Maybe so, but did Thatcher have no influence on getting Mandela released? "No, we know de Klerk had spoken to Afrikaners beforehand. He had already agreed it was time to talk to Mandela. She didn't contribute at all." So why had he expressed thanks? "It was the politics of the time. He had to be polite and diplomatic, but he felt very betrayed indeed."

Another campaigner, Tom Minney, formerly of the Namibia Support Committee, says Mandela's concern would have been on the bigger picture, not just his own freedom. "In diplomacy, what's significant is often what they don't say and don't thank you for."

Thatcher's surprise arrival in March 1989 in Namibia, then struggling to break free from South Africa, also divides opinion. Some see her as the saviour of the situation, with her bringing pressure to minimise South African violence against insurgents and helping bring about independence a year later. Others say her presence effectively gave the security forces a licence to the bloody killing of a number of Namibian nationalists in the north, angry at Pretoria's continued refusal to allow independence. "She nearly prevented Namibia getting its freedom," says Shityuwete. "We had no option but to fight back after that." In the event, the UN became more heavily involved (at Thatcher's insistence) and independence came in 1990.

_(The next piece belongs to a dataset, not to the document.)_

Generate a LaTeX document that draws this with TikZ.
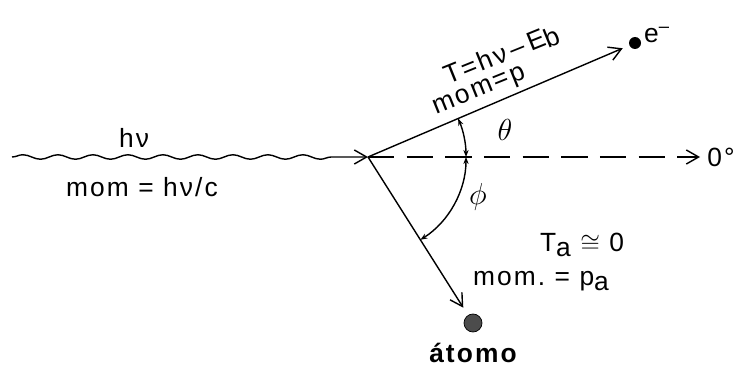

Campaigner Peter Hain is in no doubt. "I am astonished at the bare-faced effrontery of these Tories who were sucking up to the apartheid leaders. The economy did for apartheid and sanctions were decisive, particularly the very sanctions Thatcher hadn't wanted. The white business community had done very well out of apartheid, but after loan sanctions, by the Americans, came in, they demanded change."

So why did Mandela express his thanks to Thatcher like that? "He had such a generous spirit," says Hain, "that maybe there was some polite exchange. But he specifically told me, in private, how angry he was with those who had opposed sanctions and who then claimed credit for the transformation."

The phoney consensus on Mandela, on this at least, is at an end.